Under the AI Act, systems that are used to enforce laws and affect people’s rights tend to fall into the high‑risk category, triggering obligations around risk assessment, documentation, human oversight and robustness. Any Hayden‑style deployment in the EU would therefore need rigorous accuracy testing (including bias analysis), clear appeals processes for drivers, and strong procurement conditions.

Cities from Berlin to Barcelona are already cautious about outsourcing core public functions to black‑box vendors; politically, a US startup scanning European plates would be a hard sell unless the governance story is watertight. That is also an opening for European suppliers to differentiate on transparency and sovereignty.

There is a competitive angle here too. European mobility and ITS (intelligent transport systems) companies – from big players down to small computer‑vision startups in places like Munich, Tallinn or Ljubljana – will not want to leave this enforcement niche entirely to US firms. Expect more GDPR‑native offerings pitched explicitly as trustworthy alternatives, perhaps integrated with existing low‑emission zone and parking solutions.

Looking ahead

Three things are worth watching over the next three to five years.

First, scope creep. Once the hardware is on the roof of municipal vehicles, political pressure will grow to squeeze more value from it. Today it is bike lanes; tomorrow it could be bus‑only corridors, loading zones, low‑emission areas, even littering or outdoor advertising violations. Each new use case may be reasonable on its own, but together they could add up to a pervasive, semi‑automated compliance net.

Second, governance and transparency. Cities will need to decide how often to publish statistics on accuracy, false positives, demographic distribution of tickets, and revenue raised. Without that sunlight, automated enforcement will quickly be framed as a cash grab rather than a safety measure, especially in car‑centric suburbs. Expect court challenges around due process and the right to contest machine‑assisted evidence.

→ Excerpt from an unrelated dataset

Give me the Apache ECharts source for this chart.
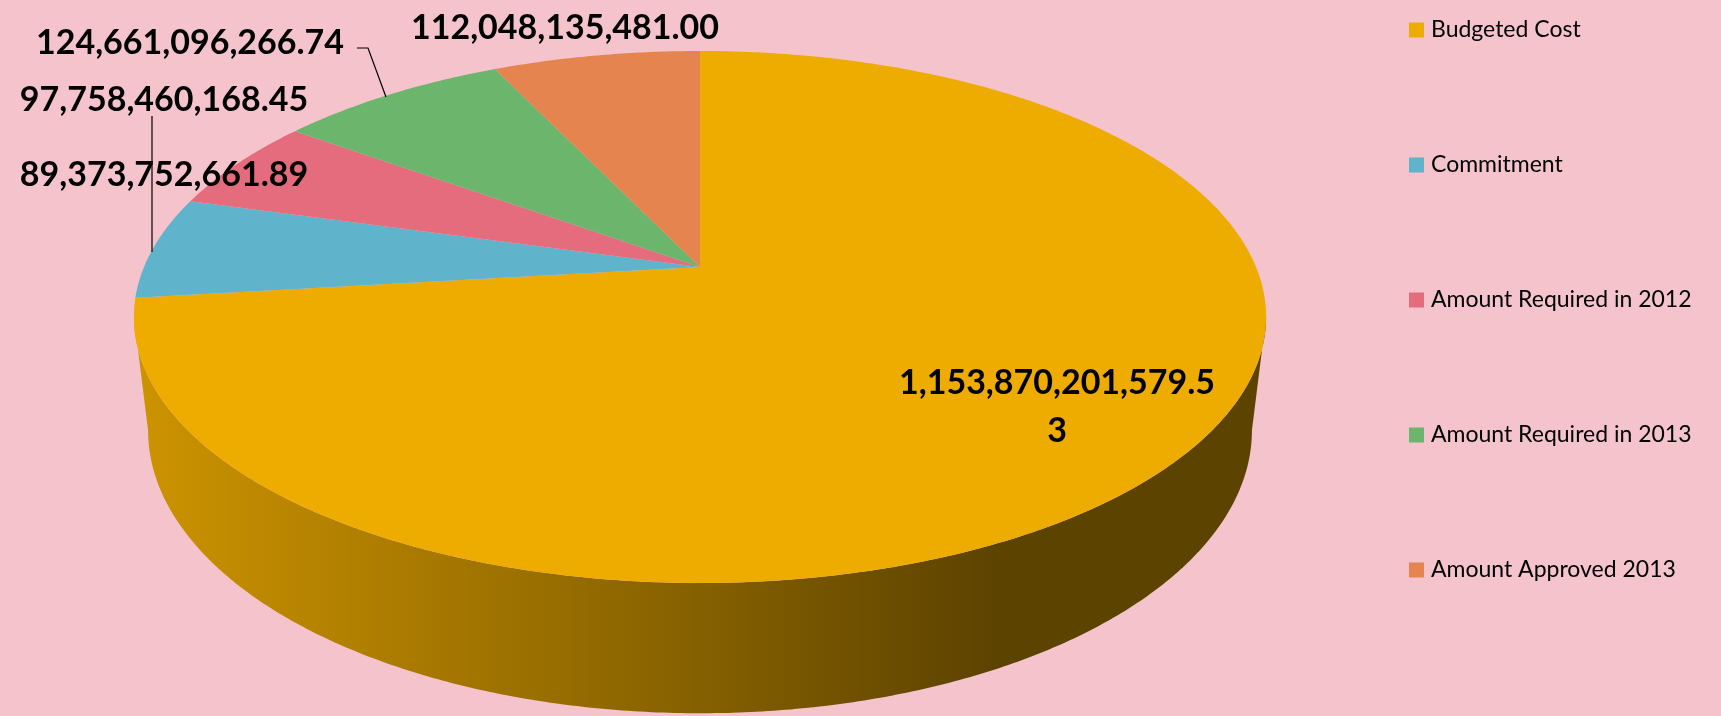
<!DOCTYPE html>
<html>
<head>
  <meta charset="UTF-8">
  <title>Budget pie</title>
  <script src="https://cdn.jsdelivr.net/npm/echarts@6/dist/echarts.min.js"></script>
  <style>
    html, body {margin: 0; padding: 0; background: #f4c3cb;}
    #main {width: 1721px; height: 716px;}
  </style>
</head>
<body>
<div id="main"></div>
<script type="text/javascript">
  // data
  var categories = ['Budgeted Cost', 'Commitment', 'Amount Required in 2012', 'Amount Required in 2013', 'Amount Approved 2013'];
  var values = [1153870201579.53, 97758460168.45, 89373752661.89, 124661096266.74, 112048135481.00];
  var colors = ['#eeac00', '#5fb3cb', '#e46c7c', '#6bb56c', '#e5844f'];

  // layout of the value labels (Excel placed them by hand)
  var labelPos = [[1057, 383], [164, 100], [164, 175], [190, 43], [565, 28]];
  var leaders = [null, [[152, 116], [152, 252]], null, [[357, 48], [368, 48], [386, 97]], null];

  // fake 3d: a tilted disc seen in perspective
  var cx = 700, cy = 267, rx = 556, ry = 256.6, persp = 0.188;
  var bottomDrop = 110, bottomShrink = 0.975, bottomStretch = 1.064;

  var total = values.reduce(function (a, b) { return a + b; }, 0);
  var starts = [];
  var acc = -90;
  values.forEach(function (v) {
    starts.push(acc);
    acc += v / total * 360;
  });

  function project(deg, shrink, drop, stretch) {
    var t = deg * Math.PI / 180;
    var s = 1 / (1 - persp * Math.sin(t));
    return [cx + rx * shrink * Math.cos(t) * s, cy + drop + ry * stretch * Math.sin(t) * s];
  }

  function shade(hex, k) {
    var n = parseInt(hex.slice(1), 16);
    var r = Math.round(((n >> 16) & 255) * k), g = Math.round(((n >> 8) & 255) * k), b = Math.round((n & 255) * k);
    return 'rgb(' + r + ',' + g + ',' + b + ')';
  }

  function fmt(v) {
    return v.toLocaleString('en-US', {minimumFractionDigits: 2, maximumFractionDigits: 2});
  }

  function makeRender(idx) {
    return function (params, api) {
      var a0 = starts[idx];
      var a1 = a0 + values[idx] / total * 360;
      var children = [];

      // visible front wall between the two silhouette points
      var edge = Math.asin(persp) * 180 / Math.PI;
      var f0 = Math.max(a0, edge), f1 = Math.min(a1, 180 - edge);
      if (f1 > f0) {
        var wall = [];
        var d;
        for (d = f0; d <= f1; d += 0.5) wall.push(project(d, 1, 0, 1));
        wall.push(project(f1, 1, 0, 1));
        for (d = f1; d >= f0; d -= 0.5) wall.push(project(d, bottomShrink, bottomDrop, bottomStretch));
        wall.push(project(f0, bottomShrink, bottomDrop, bottomStretch));
        children.push({
          type: 'polygon',
          shape: {points: wall},
          style: {
            fill: new echarts.graphic.LinearGradient(cx - rx * 1.02, 0, cx + rx * 1.02, 0, [
              {offset: 0, color: shade(colors[idx], 0.86)},
              {offset: 0.5, color: shade(colors[idx], 0.56)},
              {offset: 0.76, color: shade(colors[idx], 0.39)},
              {offset: 1, color: shade(colors[idx], 0.39)}
            ], true)
          }
        });
      }

      // top face
      var pts = [[cx, cy]];
      for (var a = a0; a < a1; a += 0.5) pts.push(project(a, 1, 0, 1));
      pts.push(project(a1, 1, 0, 1));
      children.push({type: 'polygon', shape: {points: pts}, style: {fill: colors[idx]}});

      if (leaders[idx]) {
        children.push({
          type: 'polyline',
          shape: {points: leaders[idx]},
          style: {stroke: '#000', lineWidth: 1.2, fill: null}
        });
      }

      // value label, the big one wraps like in Excel
      var txt = fmt(values[idx]);
      if (idx === 0) txt = txt.slice(0, -1) + '\n' + txt.slice(-1);
      children.push({
        type: 'text',
        x: labelPos[idx][0],
        y: idx === 0 ? labelPos[idx][1] - 24 : labelPos[idx][1],
        style: {
          text: txt,
          fill: '#000',
          font: 'bold 34px Lato',
          lineHeight: 48,
          align: 'center',
          verticalAlign: idx === 0 ? 'top' : 'middle'
        }
      });
      return {type: 'group', children: children};
    };
  }

  var myChart = echarts.init(document.getElementById('main'));

  var series = categories.map(function (name, i) {
    return {
      name: name,
      type: 'custom',
      coordinateSystem: 'none',
      data: [[i]],
      itemStyle: {color: colors[i]},
      renderItem: makeRender(i),
      silent: true
    };
  });

  var option = {
    backgroundColor: '#f4c3cb',
    animation: false,
    legend: {
      orient: 'vertical',
      left: 1409,
      top: 15,
      padding: 0,
      itemWidth: 15,
      itemHeight: 15,
      itemGap: 105,
      icon: 'rect',
      selectedMode: false,
      textStyle: {fontFamily: 'Lato', fontSize: 23, color: '#000', lineHeight: 30, padding: [0, 0, 0, 2]},
      data: categories
    },
    series: series
  };

  myChart.setOption(option);
</script>
</body>
</html>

Third, international diffusion. If Santa Monica can demonstrate fewer crashes and faster buses without major privacy scandals, copy‑cat projects will surface in other US cities, Canada and eventually in more regulation‑heavy regions like the EU. The timeline here is measured in procurement cycles: three to seven years, not months.

For citizens and local activists, the opportunity is to get ahead of this wave: push for strict rules now – short retention, independent audits, open technical standards – rather than fighting a rear‑guard action once the cameras are ubiquitous.

The bottom line

AI‑powered bike‑lane enforcement looks like a narrow technical tweak, but it is really a political choice about the kind of city we want: one where vulnerable road users are actively protected, but also one where automated eyes quietly become part of the streetscape. Santa Monica is running a high‑profile test. The rest of us should pay attention – and decide under what conditions we are willing to let algorithms write the next parking ticket we receive.